**WRITTEN REQUEST**
Reading the listing below, count the lines that contain the word "size" and give that count alone.

**SOURCE MATERIAL**
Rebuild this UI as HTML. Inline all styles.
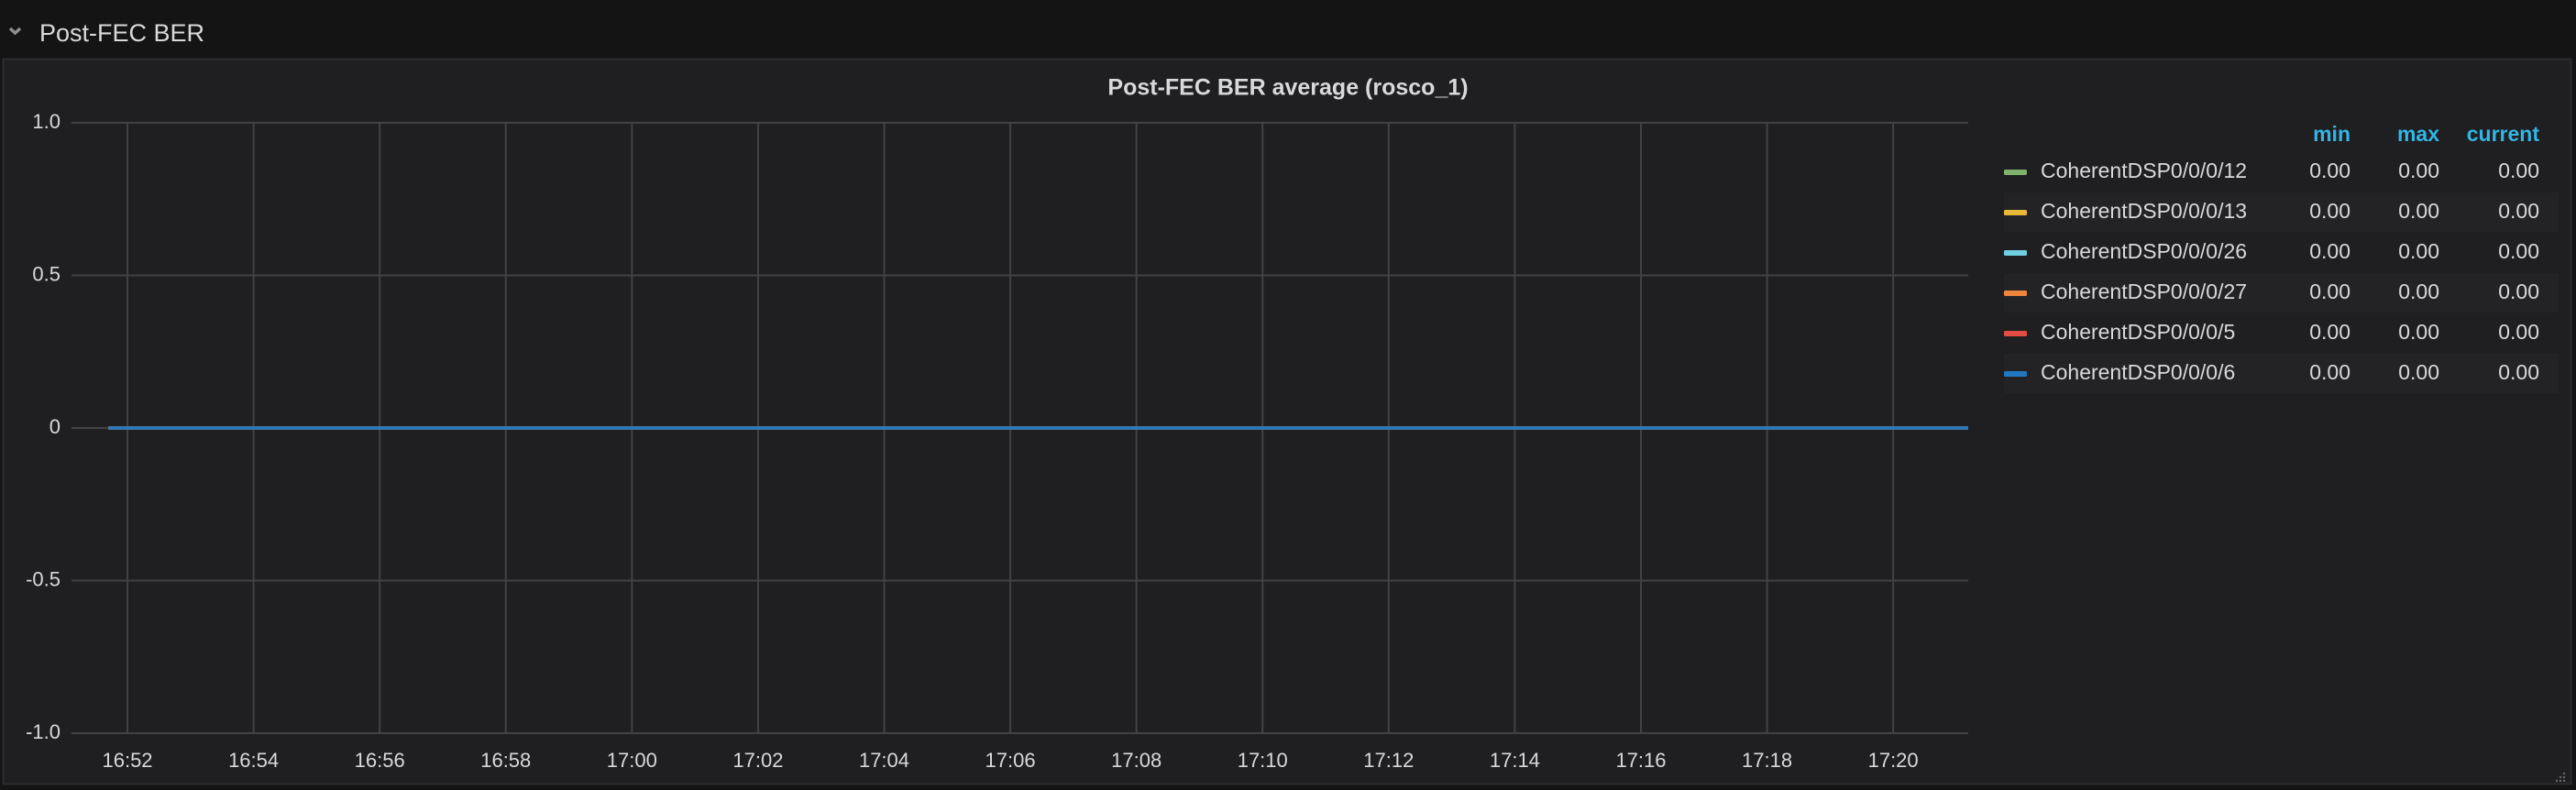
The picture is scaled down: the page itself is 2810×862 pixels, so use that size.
<!DOCTYPE html>
<html><head><meta charset="utf-8"><style>
html,body{margin:0;padding:0;background:#141414;width:2810px;height:862px;overflow:hidden;font-family:"Liberation Sans",sans-serif;}
</style></head><body>
<svg id="c" width="2810" height="862" xmlns="http://www.w3.org/2000/svg" style="position:absolute;left:0;top:0">
<rect x="0" y="0" width="2810" height="862" fill="#141414"/>
<g>
<path d="M11 31 L16.5 36 L22 31" stroke="#8e8e8e" stroke-width="3.5" fill="none"/>
<text x="43" y="38" font-size="27" fill="#d8d9da" dominant-baseline="middle">Post-FEC BER</text>
</g>
<rect x="3.5" y="64.5" width="2801" height="791" fill="#1f1e20" stroke="#2c2b2e" stroke-width="2"/>
<text x="1405" y="97" font-size="25" font-weight="bold" fill="#d8d9da" text-anchor="middle" dominant-baseline="middle">Post-FEC BER average (rosco_1)</text>
<g id="grid"></g>
<g id="yax"></g>
<g id="xax"></g>
<g id="lines"></g>
<g id="legend">
<text x="2564" y="148" font-size="23" font-weight="bold" fill="#33b5e5" text-anchor="end" dominant-baseline="middle">min</text>
<text x="2661" y="148" font-size="23" font-weight="bold" fill="#33b5e5" text-anchor="end" dominant-baseline="middle">max</text>
<text x="2770" y="148" font-size="23" font-weight="bold" fill="#33b5e5" text-anchor="end" dominant-baseline="middle">current</text>
</g>
<g>
<circle cx="2797" cy="848" r="1.2" fill="#666"/><circle cx="2793" cy="852" r="1.2" fill="#666"/><circle cx="2797" cy="852" r="1.2" fill="#666"/>
<circle cx="2789" cy="852" r="1.2" fill="#666"/><circle cx="2797" cy="844" r="1.2" fill="#666"/><circle cx="2793" cy="848" r="1.2" fill="#666"/>
</g>
</svg>
<script>
const NS="http://www.w3.org/2000/svg";
// data
const xTicks=[52,54,56,58,60,62,64,66,68,70,72,74,76,78,80];
const xTickLabels=["16:52","16:54","16:56","16:58","17:00","17:02","17:04","17:06","17:08","17:10","17:12","17:14","17:16","17:18","17:20"];
const yTicks=[1,0.5,0,-0.5,-1];
const yTickLabels=["1.0","0.5","0","-0.5","-1.0"];
const seriesNames=["CoherentDSP0/0/0/12","CoherentDSP0/0/0/13","CoherentDSP0/0/0/26","CoherentDSP0/0/0/27","CoherentDSP0/0/0/5","CoherentDSP0/0/0/6"];
const seriesColors=["#7eb26d","#eab839","#6ed0e0","#ef843c","#e24d42","#1f78c1"];
const times=[51.7,53,55,57,59,61,63,65,67,69,71,73,75,77,79,81.19];
const values12=[0,0,0,0,0,0,0,0,0,0,0,0,0,0,0,0];
const values13=[0,0,0,0,0,0,0,0,0,0,0,0,0,0,0,0];
const values26=[0,0,0,0,0,0,0,0,0,0,0,0,0,0,0,0];
const values27=[0,0,0,0,0,0,0,0,0,0,0,0,0,0,0,0];
const values5=[0,0,0,0,0,0,0,0,0,0,0,0,0,0,0,0];
const values6=[0,0,0,0,0,0,0,0,0,0,0,0,0,0,0,0];
const seriesValues=[values12,values13,values26,values27,values5,values6];
const legendMin=["0.00","0.00","0.00","0.00","0.00","0.00"];
const legendMax=["0.00","0.00","0.00","0.00","0.00","0.00"];
const legendCurrent=["0.00","0.00","0.00","0.00","0.00","0.00"];

const L=78,R=2147,T=134,B=800;
const x0=51.113,x1=81.19;
function xs(t){return L+(t-x0)/(x1-x0)*(R-L);}
function ys(v){return B-(v+1)/2*(B-T);}
function mk(tag,attrs,parent){const e=document.createElementNS(NS,tag);for(const k in attrs)e.setAttribute(k,attrs[k]);parent.appendChild(e);return e;}

const grid=document.getElementById('grid'),yax=document.getElementById('yax'),xax=document.getElementById('xax');
yTicks.forEach((v,i)=>{
 const y=ys(v);
 const ln=mk('line',{x1:L,x2:R,y1:y,y2:y,stroke:'#424242','stroke-width':2},grid);
 
 
 const t=mk('text',{x:66,y:y,'font-size':22,fill:'#d8d9da','text-anchor':'end','dominant-baseline':'middle'},yax);
 t.textContent=yTickLabels[i];
 
 
});
xTicks.forEach((m,i)=>{
 const x=xs(m);
 const ln=mk('line',{x1:x,x2:x,y1:T,y2:B,stroke:'#424242','stroke-width':2},grid);
 
 
 const t=mk('text',{x:x,y:831,'font-size':22,fill:'#d8d9da','text-anchor':'middle','dominant-baseline':'middle'},xax);
 t.textContent=xTickLabels[i];
 
 
});
const lines=document.getElementById('lines');
seriesValues.forEach((vals,si)=>{
 const pts=vals.map((v,j)=>xs(times[j]).toFixed(1)+','+ys(v).toFixed(1)).join(' ');
 const pl=mk('polyline',{points:pts,fill:'none',stroke:seriesColors[si],'stroke-width':3.5},lines);
 
 
});
const leg=document.getElementById('legend');
seriesNames.forEach((n,i)=>{
 const cy=188+i*44;
 if(i%2===1){
  const r=mk('rect',{x:2186,y:cy-22,width:605,height:43,fill:'#232225'},leg);
  
  
 }
 const g=mk('g',{},leg);
 
 
 const sw=mk('rect',{x:2186,y:cy-3,width:25,height:6,rx:1.5,fill:seriesColors[i]},g);
 
 
 const t=mk('text',{x:2226,y:cy,'font-size':23,fill:'#d8d9da','dominant-baseline':'middle'},g);
 t.textContent=n;
 
 
 [[2564,legendMin[i],'legend-min'],[2661,legendMax[i],'legend-max'],[2770,legendCurrent[i],'legend-current']].forEach(c=>{
  const v=mk('text',{x:c[0],y:cy,'font-size':23,fill:'#d8d9da','text-anchor':'end','dominant-baseline':'middle'},g);
  v.textContent=c[1];
  
  
 });
});
</script>
</body></html>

**OUTPUT FOR THIS TASK**
10